Table 3 Comparison of the proposed method with other methods in terms of average PSNRs (dB) with fixed embedding rates (bpp). The best result for each image is presented in italics

Next, to demonstrate the universality of the proposed method, i.e., our method was not only effective on some specific standard test images but also arbitrary selected images, 300 images were randomly selected from UCID dataset to involve into the test after a conversion from RGB color channels to gray images. Figure 5 shows the average PSNRs of each dual image pair with two fixed embedding rates of 1.2 bpp (bits per pixel) and 1.6 bpp, respectively. To present the superiority of the proposed method, the corresponding average PSNRs of [32] with the same embedding rates are also shown in Fig. 5. It can be seen that the average PSNRs of the proposed method for the embedding rates of 1.2 bpp and 1.6 bpp were 48.71 and 45.07 dB, respectively, with the average gains of 1.19 and 3.38 dB, respectively, over our previous method [32].

Fig. 5
figure 5

Comparison of average PSNR for the specified embedding rates of 1.2 bpp and 1.6 bpp between the proposed method and previous method [32] using randomly selected 300 UCID images

Standard image Lena is adopted to demonstrate the imperceptibility of the proposed method. Figure 6 shows the comparison between the original cover image and the marked stego images, where the column (a) is the cover image and the zoom-in view of its red square region, the columns (b) and (c) are the marked dual images with the embedding rate of 1.2 bpp and their corresponding zoom-in versions, the columns (e) and (f) are the marked dual images with the embedding rate of 1.6 bpp and their corresponding zoom-in versions.
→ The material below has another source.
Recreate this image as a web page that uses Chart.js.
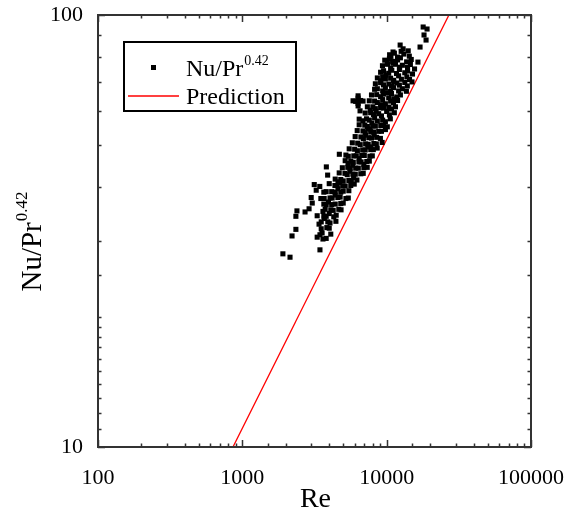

As seen in Fig. 6, the marked dual images still exhibit acceptable visual quality even with a relative higher embedding rate.

Fig. 6
figure 6

Visual comparison of the cover image and the marked stego dual images. a Cover image. b, c Marked stego dual images with the embedding rate of 1.2. e, f Marked stego dual images with the embedding rate of 1.6. All bottom images are the partial enlarged view of the red square regions from their corresponding top images

To verify the security of the proposed algorithm, the attacks of RS steganalysis [33] is conducted on the proposed method. The RS steganalysis was designed to detect the trace of LSB steganography and estimate the embedding rate of hidden message. In our experiments, the RS test was conducted on the two test images, i.e., Lena and Barbara, respectively, with the different embedding rates. Figure 7 shows the estimated steganography rate with respect to the actual embedding rates varying from 0 to 2.0 with the incremental step of 0.1. Note that embedding rate = 0 means the original cover image without any distortion. As can be seen in Fig. 7, all estimated steganography rates of the marked images are below 10%, which is a relative safe threshold to avoid causing the alert by the attackers. Furthermore, the histogram analysis is also applied on the marked dual images. Figure 8 shows the histogram comparison of the cover images, Lena and Barbara, and their corresponding marked stego dual images with the embedding rate of 1.2. It can be seen in Fig. 8 that there is no obvious differences between the cover images and the marked images; in other words, the proposed method is with high security to resist the histogram analysis attack.

Fig. 7
figure 7

RS steganalysis results of the proposed method with different embedding rates

Fig. 8
figure 8

Histogram comparison of the cover images and their corresponding marked dual images with the embedding rate of 1.2

5 Conclusions

In this paper, we have proposed a general work for our previously proposed shiftable position-based, dual-image RDH method. Compared with the previous method, the proposed method used the total number of shiftable positions, rather than the code length, as the embedding parameter. The proposed method provides two main improvements, i.e., (1) the optimal parameter can be sought automatically with a designated embedding rate and (2) the efficiency in the case of high embedding rates outperforms our previous work. The experimental results have demonstrated the improvements provided by the proposed method.